» SET EXERCISE: Return the number of lines that contain the word "this", and return nothing else.

» ENTRIES SUPPLIED:
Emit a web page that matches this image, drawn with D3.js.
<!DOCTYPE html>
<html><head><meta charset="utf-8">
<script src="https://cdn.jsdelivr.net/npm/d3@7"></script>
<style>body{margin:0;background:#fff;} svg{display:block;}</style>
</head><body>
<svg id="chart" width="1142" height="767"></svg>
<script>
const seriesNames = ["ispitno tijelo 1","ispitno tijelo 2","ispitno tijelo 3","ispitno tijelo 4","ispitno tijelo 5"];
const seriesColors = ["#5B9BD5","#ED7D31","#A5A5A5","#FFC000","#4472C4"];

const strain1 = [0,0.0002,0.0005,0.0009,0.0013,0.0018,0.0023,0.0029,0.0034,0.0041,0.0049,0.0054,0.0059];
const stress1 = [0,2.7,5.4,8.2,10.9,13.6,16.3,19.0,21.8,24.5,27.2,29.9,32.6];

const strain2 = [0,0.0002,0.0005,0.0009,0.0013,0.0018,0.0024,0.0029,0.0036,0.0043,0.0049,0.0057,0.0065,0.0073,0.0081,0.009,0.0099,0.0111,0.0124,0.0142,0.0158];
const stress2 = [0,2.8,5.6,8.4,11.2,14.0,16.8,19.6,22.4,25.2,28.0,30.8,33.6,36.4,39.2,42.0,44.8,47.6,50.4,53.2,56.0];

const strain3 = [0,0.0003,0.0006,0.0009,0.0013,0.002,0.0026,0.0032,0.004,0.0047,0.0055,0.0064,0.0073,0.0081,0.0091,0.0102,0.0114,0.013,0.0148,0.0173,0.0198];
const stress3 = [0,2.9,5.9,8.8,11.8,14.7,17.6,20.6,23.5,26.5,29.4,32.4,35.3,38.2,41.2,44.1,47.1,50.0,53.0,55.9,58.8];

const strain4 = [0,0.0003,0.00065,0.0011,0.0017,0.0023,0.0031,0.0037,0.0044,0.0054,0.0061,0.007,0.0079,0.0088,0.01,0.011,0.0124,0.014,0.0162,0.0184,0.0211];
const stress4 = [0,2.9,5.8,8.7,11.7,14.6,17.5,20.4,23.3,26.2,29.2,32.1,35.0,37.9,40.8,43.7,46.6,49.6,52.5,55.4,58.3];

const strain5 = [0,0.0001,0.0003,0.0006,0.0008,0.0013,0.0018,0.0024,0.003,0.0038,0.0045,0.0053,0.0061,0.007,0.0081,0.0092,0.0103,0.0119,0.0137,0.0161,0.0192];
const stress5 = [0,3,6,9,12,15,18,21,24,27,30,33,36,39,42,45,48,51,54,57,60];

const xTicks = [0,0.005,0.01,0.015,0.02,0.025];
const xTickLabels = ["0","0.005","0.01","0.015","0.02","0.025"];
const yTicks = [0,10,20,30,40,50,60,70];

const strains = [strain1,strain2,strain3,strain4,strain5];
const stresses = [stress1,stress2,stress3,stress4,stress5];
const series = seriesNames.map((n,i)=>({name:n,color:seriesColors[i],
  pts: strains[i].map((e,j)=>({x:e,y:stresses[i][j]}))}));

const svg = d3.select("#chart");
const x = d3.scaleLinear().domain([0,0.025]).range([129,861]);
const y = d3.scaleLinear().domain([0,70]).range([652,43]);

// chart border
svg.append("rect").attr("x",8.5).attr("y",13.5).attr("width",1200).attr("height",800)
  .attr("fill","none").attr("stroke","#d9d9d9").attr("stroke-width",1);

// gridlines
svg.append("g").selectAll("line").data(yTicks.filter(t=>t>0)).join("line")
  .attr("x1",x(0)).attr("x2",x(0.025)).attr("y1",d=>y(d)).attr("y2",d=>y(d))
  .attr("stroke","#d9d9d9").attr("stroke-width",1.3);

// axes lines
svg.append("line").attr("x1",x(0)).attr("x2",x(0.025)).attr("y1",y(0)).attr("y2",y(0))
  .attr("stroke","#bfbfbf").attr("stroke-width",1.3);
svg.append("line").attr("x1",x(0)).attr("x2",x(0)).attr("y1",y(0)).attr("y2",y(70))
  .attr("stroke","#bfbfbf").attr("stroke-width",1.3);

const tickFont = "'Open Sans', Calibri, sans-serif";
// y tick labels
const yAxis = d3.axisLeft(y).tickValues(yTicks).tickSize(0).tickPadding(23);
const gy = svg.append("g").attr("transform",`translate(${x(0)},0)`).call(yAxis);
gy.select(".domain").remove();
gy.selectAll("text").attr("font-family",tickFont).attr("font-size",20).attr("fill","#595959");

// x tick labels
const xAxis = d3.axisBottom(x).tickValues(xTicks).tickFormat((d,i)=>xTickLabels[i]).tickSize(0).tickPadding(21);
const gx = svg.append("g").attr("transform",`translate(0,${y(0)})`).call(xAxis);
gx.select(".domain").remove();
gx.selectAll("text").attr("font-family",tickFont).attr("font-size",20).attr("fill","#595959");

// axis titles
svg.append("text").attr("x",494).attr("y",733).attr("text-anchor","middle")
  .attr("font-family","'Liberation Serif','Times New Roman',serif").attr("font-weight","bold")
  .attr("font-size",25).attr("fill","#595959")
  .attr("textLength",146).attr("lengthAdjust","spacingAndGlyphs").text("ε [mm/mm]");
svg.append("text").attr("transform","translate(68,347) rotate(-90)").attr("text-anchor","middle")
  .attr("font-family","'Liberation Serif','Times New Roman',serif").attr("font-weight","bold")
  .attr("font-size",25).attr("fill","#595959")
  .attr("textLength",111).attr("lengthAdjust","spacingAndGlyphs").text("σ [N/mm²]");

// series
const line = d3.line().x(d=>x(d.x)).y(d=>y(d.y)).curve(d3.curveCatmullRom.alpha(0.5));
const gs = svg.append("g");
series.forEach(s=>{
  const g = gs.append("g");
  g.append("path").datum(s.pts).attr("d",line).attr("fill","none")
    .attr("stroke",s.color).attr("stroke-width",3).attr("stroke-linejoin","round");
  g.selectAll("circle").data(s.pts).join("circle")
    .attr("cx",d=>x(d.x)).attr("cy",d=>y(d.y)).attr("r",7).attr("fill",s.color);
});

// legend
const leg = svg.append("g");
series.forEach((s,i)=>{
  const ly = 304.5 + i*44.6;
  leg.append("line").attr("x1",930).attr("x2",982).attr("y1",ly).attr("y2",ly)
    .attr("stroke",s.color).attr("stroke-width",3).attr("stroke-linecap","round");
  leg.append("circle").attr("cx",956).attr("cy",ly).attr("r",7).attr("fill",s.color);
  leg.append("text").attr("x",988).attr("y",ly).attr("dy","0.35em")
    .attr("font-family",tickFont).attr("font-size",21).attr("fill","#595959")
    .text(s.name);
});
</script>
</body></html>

...

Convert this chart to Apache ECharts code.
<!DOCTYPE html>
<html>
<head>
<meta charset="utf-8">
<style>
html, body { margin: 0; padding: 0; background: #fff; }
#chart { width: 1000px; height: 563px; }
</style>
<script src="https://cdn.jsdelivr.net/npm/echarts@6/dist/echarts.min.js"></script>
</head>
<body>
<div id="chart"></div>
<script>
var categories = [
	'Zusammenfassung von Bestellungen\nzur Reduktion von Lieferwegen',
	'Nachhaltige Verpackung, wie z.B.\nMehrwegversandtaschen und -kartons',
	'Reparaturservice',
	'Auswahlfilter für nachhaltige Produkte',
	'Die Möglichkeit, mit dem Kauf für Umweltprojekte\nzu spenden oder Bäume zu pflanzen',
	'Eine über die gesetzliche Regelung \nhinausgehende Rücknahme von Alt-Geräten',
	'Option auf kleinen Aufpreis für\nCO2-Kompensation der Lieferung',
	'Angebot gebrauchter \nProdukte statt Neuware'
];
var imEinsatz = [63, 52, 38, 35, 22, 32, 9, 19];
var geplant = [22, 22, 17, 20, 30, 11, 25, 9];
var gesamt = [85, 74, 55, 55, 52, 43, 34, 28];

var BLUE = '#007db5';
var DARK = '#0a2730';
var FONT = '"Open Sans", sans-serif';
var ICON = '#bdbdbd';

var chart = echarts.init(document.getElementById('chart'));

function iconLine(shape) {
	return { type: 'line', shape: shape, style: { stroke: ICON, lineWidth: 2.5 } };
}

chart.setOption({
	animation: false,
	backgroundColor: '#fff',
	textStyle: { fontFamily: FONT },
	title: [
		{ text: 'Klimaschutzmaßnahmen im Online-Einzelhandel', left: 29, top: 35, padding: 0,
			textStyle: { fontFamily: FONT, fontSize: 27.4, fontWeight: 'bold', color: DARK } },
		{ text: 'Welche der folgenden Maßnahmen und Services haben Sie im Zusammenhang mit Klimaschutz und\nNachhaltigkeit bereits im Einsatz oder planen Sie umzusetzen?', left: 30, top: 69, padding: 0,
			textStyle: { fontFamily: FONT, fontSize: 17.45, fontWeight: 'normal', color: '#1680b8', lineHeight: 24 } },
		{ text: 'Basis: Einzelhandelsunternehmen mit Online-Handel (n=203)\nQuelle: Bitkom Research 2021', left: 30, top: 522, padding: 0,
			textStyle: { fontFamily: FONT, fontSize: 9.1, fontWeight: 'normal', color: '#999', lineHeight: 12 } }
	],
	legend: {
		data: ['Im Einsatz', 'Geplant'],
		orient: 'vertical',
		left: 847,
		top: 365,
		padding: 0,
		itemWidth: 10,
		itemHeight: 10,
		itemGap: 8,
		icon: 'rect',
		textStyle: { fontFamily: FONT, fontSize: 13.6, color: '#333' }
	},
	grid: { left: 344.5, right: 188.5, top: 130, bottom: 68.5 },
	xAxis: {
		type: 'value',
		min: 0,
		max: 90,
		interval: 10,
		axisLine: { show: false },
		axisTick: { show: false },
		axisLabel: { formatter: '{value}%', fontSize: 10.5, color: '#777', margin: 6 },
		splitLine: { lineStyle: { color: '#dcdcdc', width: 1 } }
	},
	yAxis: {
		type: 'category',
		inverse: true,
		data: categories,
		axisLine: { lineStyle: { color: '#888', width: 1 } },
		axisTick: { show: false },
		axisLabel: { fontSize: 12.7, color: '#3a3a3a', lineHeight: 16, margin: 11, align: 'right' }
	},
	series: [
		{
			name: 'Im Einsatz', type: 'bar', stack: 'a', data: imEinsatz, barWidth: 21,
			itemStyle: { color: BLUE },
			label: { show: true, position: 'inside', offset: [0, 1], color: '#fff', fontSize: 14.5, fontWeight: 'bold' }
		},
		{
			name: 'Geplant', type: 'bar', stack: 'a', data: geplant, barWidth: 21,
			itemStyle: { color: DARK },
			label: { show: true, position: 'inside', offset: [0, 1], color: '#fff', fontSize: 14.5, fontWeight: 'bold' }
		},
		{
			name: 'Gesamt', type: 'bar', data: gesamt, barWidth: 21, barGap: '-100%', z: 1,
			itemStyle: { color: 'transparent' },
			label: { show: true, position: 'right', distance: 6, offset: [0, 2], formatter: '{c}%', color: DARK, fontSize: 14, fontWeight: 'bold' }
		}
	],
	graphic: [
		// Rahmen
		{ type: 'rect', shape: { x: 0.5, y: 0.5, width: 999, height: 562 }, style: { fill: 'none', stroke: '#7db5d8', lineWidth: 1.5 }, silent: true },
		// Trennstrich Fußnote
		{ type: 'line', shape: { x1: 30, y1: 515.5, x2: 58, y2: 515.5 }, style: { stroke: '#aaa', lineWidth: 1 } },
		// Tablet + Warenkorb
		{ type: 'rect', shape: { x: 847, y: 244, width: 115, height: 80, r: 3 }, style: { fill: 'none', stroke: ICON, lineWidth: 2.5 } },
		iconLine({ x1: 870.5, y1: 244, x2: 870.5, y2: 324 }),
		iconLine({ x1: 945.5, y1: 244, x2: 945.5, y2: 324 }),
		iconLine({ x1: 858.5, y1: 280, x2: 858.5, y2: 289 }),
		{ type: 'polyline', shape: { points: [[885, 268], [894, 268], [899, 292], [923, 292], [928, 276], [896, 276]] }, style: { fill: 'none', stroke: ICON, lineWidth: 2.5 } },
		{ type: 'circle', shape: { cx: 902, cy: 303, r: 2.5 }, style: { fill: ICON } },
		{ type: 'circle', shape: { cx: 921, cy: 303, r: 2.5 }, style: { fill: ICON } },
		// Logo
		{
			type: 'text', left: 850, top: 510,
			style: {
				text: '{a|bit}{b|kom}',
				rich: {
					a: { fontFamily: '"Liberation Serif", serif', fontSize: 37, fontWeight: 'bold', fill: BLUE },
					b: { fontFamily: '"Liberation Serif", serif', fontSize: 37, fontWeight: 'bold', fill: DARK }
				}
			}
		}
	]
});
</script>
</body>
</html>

» IN RESPONSE: 2